* YOUR INSTRUCTIONS
Write out each line that follows exactly as it stands, without the pictures.
─── DATA ───
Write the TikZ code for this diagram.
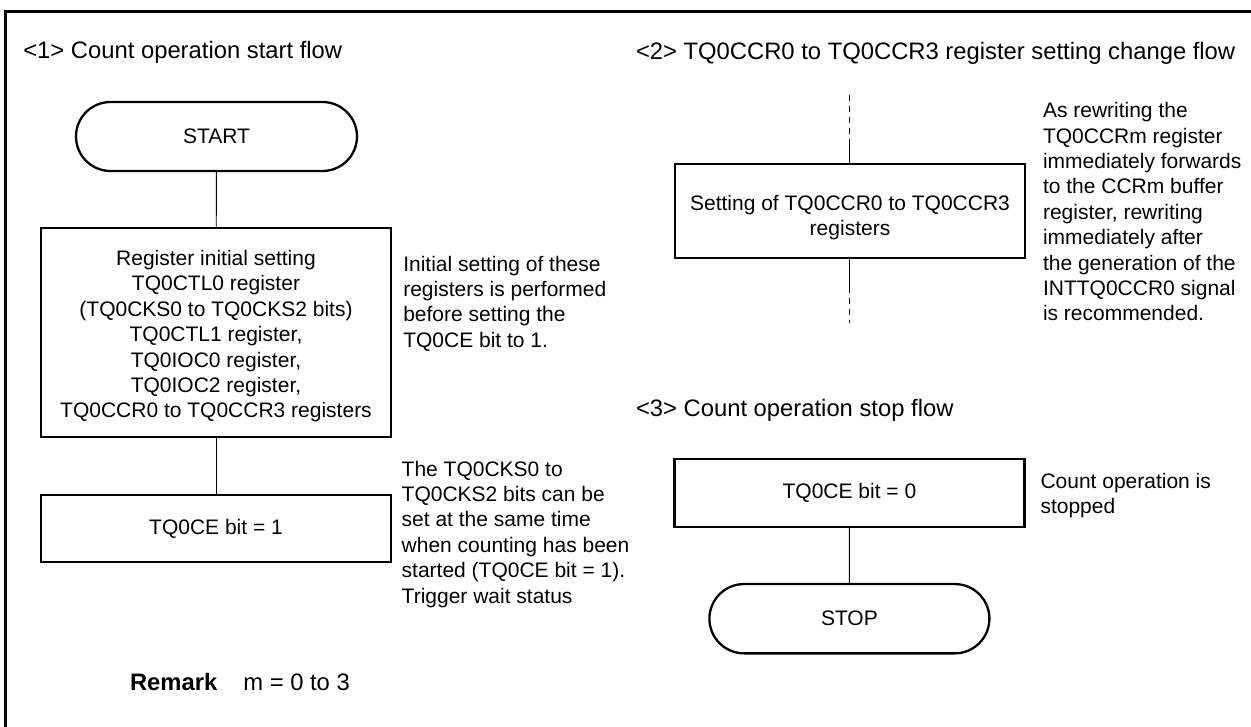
\documentclass[tikz,border=0pt]{standalone}
\usepackage{fontspec}
\setmainfont{Liberation Sans}
\usetikzlibrary{shapes.misc}
\begin{document}
\begin{tikzpicture}[x=1pt,y=-1pt,
  every node/.style={inner sep=0pt, outer sep=0pt},
  bodyfont/.style={font=\fontsize{21}{25.4}\selectfont},
  titlefont/.style={anchor=base west, font=\fontsize{23.8}{28}\selectfont},
  procbox/.style={draw, line width=2.3pt, minimum width=350pt, align=center, bodyfont},
  term/.style={draw, rounded rectangle, line width=2.3pt, minimum width=281pt, minimum height=69pt, bodyfont},
  conn/.style={line width=0.9pt},
  dashconn/.style={line width=0.9pt, dash pattern=on 6pt off 5pt},
  note/.style={anchor=north west, align=left, bodyfont},
]
\useasboundingbox (0,0) rectangle (1251,727);
% frame
\draw[line width=2.7pt] (5.3,727) -- (5.3,11.3) -- (1251,11.3);

% titles
\node[titlefont] (t1) at (23.3,58.8) {<1> Count operation start flow};
\node[titlefont] (t2) at (636,59.3) {<2> TQ0CCR0 to TQ0CCR3 register setting change flow};
\node[titlefont] (t3) at (636,417) {<3> Count operation stop flow};

% flow 1
\node[term] (start) at (216.5,136.5) {START};
\node[procbox, minimum height=208.4pt] (init) at (216,332.5) {\rule{0pt}{22.7pt}Register initial setting\\ TQ0CTL0 register\\ (TQ0CKS0 to TQ0CKS2 bits)\\ TQ0CTL1 register,\\ TQ0IOC0 register,\\ TQ0IOC2 register,\\ TQ0CCR0 to TQ0CCR3 registers};
\node[procbox, minimum height=66.7pt] (ce1) at (216,528.4) {TQ0CE bit = 1};
\draw[conn] (start) -- (init);
\draw[conn] (init) -- (ce1);

\node[note] (n1) at (403.3,255.8) {Initial setting of these\\ registers is performed\\ before setting the\\ TQ0CE bit to 1.};
\node[note] (n2) at (401.7,460.8) {The TQ0CKS0 to\\ TQ0CKS2 bits can be\\ set at the same time\\ when counting has been\\ started (TQ0CE bit = 1).\\ Trigger wait status};

\node[titlefont] (rem) at (130,690) {\textbf{Remark}\hspace{26pt}m = 0 to 3};

% flow 2
\node[procbox, minimum height=93.4pt] (ccr) at (850,211) {\rule{0pt}{28.3pt}Setting of TQ0CCR0 to TQ0CCR3\\ registers};
\coordinate (d1) at (849.5,95);
\coordinate (d2) at (849.5,140);
\coordinate (d3) at (849.5,287);
\coordinate (d4) at (849.5,323);
\draw[dashconn] (d1) -- (d2);
\draw[conn] (d2) -- (d2 |- ccr.north);
\draw[conn] (d3 |- ccr.south) -- (d3);
\draw[dashconn] (d3) -- (d4);
\node[note] (n3) at (1043,102.5) {As rewriting the\\ TQ0CCRm register\\ immediately forwards\\ to the CCRm buffer\\ register, rewriting\\ immediately after\\ the generation of the\\ INTTQ0CCR0 signal\\ is recommended.};

% flow 3
\node[procbox, minimum height=67.4pt] (ce0) at (849.4,493) {TQ0CE bit = 0};
\node[term, minimum width=280pt, minimum height=69.3pt] (stop) at (849.4,618.7) {STOP};
\draw[conn] (ce0) -- (stop);
\node[note] (n4) at (1040.5,473) {Count operation is\\ stopped};
\end{tikzpicture}
\end{document}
───
* RESPONSE BELOW
Write the TikZ code for this diagram.
\documentclass[tikz,border=0pt]{standalone}
\usepackage{fontspec}
\setmainfont{Liberation Sans}
\usetikzlibrary{shapes.misc}
\begin{document}
\begin{tikzpicture}[x=1pt,y=-1pt,
  every node/.style={inner sep=0pt, outer sep=0pt},
  bodyfont/.style={font=\fontsize{21}{25.4}\selectfont},
  titlefont/.style={anchor=base west, font=\fontsize{23.8}{28}\selectfont},
  procbox/.style={draw, line width=2.3pt, minimum width=350pt, align=center, bodyfont},
  term/.style={draw, rounded rectangle, line width=2.3pt, minimum width=281pt, minimum height=69pt, bodyfont},
  conn/.style={line width=0.9pt},
  dashconn/.style={line width=0.9pt, dash pattern=on 6pt off 5pt},
  note/.style={anchor=north west, align=left, bodyfont},
]
\useasboundingbox (0,0) rectangle (1251,727);
% frame
\draw[line width=2.7pt] (5.3,727) -- (5.3,11.3) -- (1251,11.3);

% titles
\node[titlefont] (t1) at (23.3,58.8) {<1> Count operation start flow};
\node[titlefont] (t2) at (636,59.3) {<2> TQ0CCR0 to TQ0CCR3 register setting change flow};
\node[titlefont] (t3) at (636,417) {<3> Count operation stop flow};

% flow 1
\node[term] (start) at (216.5,136.5) {START};
\node[procbox, minimum height=208.4pt] (init) at (216,332.5) {\rule{0pt}{22.7pt}Register initial setting\\ TQ0CTL0 register\\ (TQ0CKS0 to TQ0CKS2 bits)\\ TQ0CTL1 register,\\ TQ0IOC0 register,\\ TQ0IOC2 register,\\ TQ0CCR0 to TQ0CCR3 registers};
\node[procbox, minimum height=66.7pt] (ce1) at (216,528.4) {TQ0CE bit = 1};
\draw[conn] (start) -- (init);
\draw[conn] (init) -- (ce1);

\node[note] (n1) at (403.3,255.8) {Initial setting of these\\ registers is performed\\ before setting the\\ TQ0CE bit to 1.};
\node[note] (n2) at (401.7,460.8) {The TQ0CKS0 to\\ TQ0CKS2 bits can be\\ set at the same time\\ when counting has been\\ started (TQ0CE bit = 1).\\ Trigger wait status};

\node[titlefont] (rem) at (130,690) {\textbf{Remark}\hspace{26pt}m = 0 to 3};

% flow 2
\node[procbox, minimum height=93.4pt] (ccr) at (850,211) {\rule{0pt}{28.3pt}Setting of TQ0CCR0 to TQ0CCR3\\ registers};
\coordinate (d1) at (849.5,95);
\coordinate (d2) at (849.5,140);
\coordinate (d3) at (849.5,287);
\coordinate (d4) at (849.5,323);
\draw[dashconn] (d1) -- (d2);
\draw[conn] (d2) -- (d2 |- ccr.north);
\draw[conn] (d3 |- ccr.south) -- (d3);
\draw[dashconn] (d3) -- (d4);
\node[note] (n3) at (1043,102.5) {As rewriting the\\ TQ0CCRm register\\ immediately forwards\\ to the CCRm buffer\\ register, rewriting\\ immediately after\\ the generation of the\\ INTTQ0CCR0 signal\\ is recommended.};

% flow 3
\node[procbox, minimum height=67.4pt] (ce0) at (849.4,493) {TQ0CE bit = 0};
\node[term, minimum width=280pt, minimum height=69.3pt] (stop) at (849.4,618.7) {STOP};
\draw[conn] (ce0) -- (stop);
\node[note] (n4) at (1040.5,473) {Count operation is\\ stopped};
\end{tikzpicture}
\end{document}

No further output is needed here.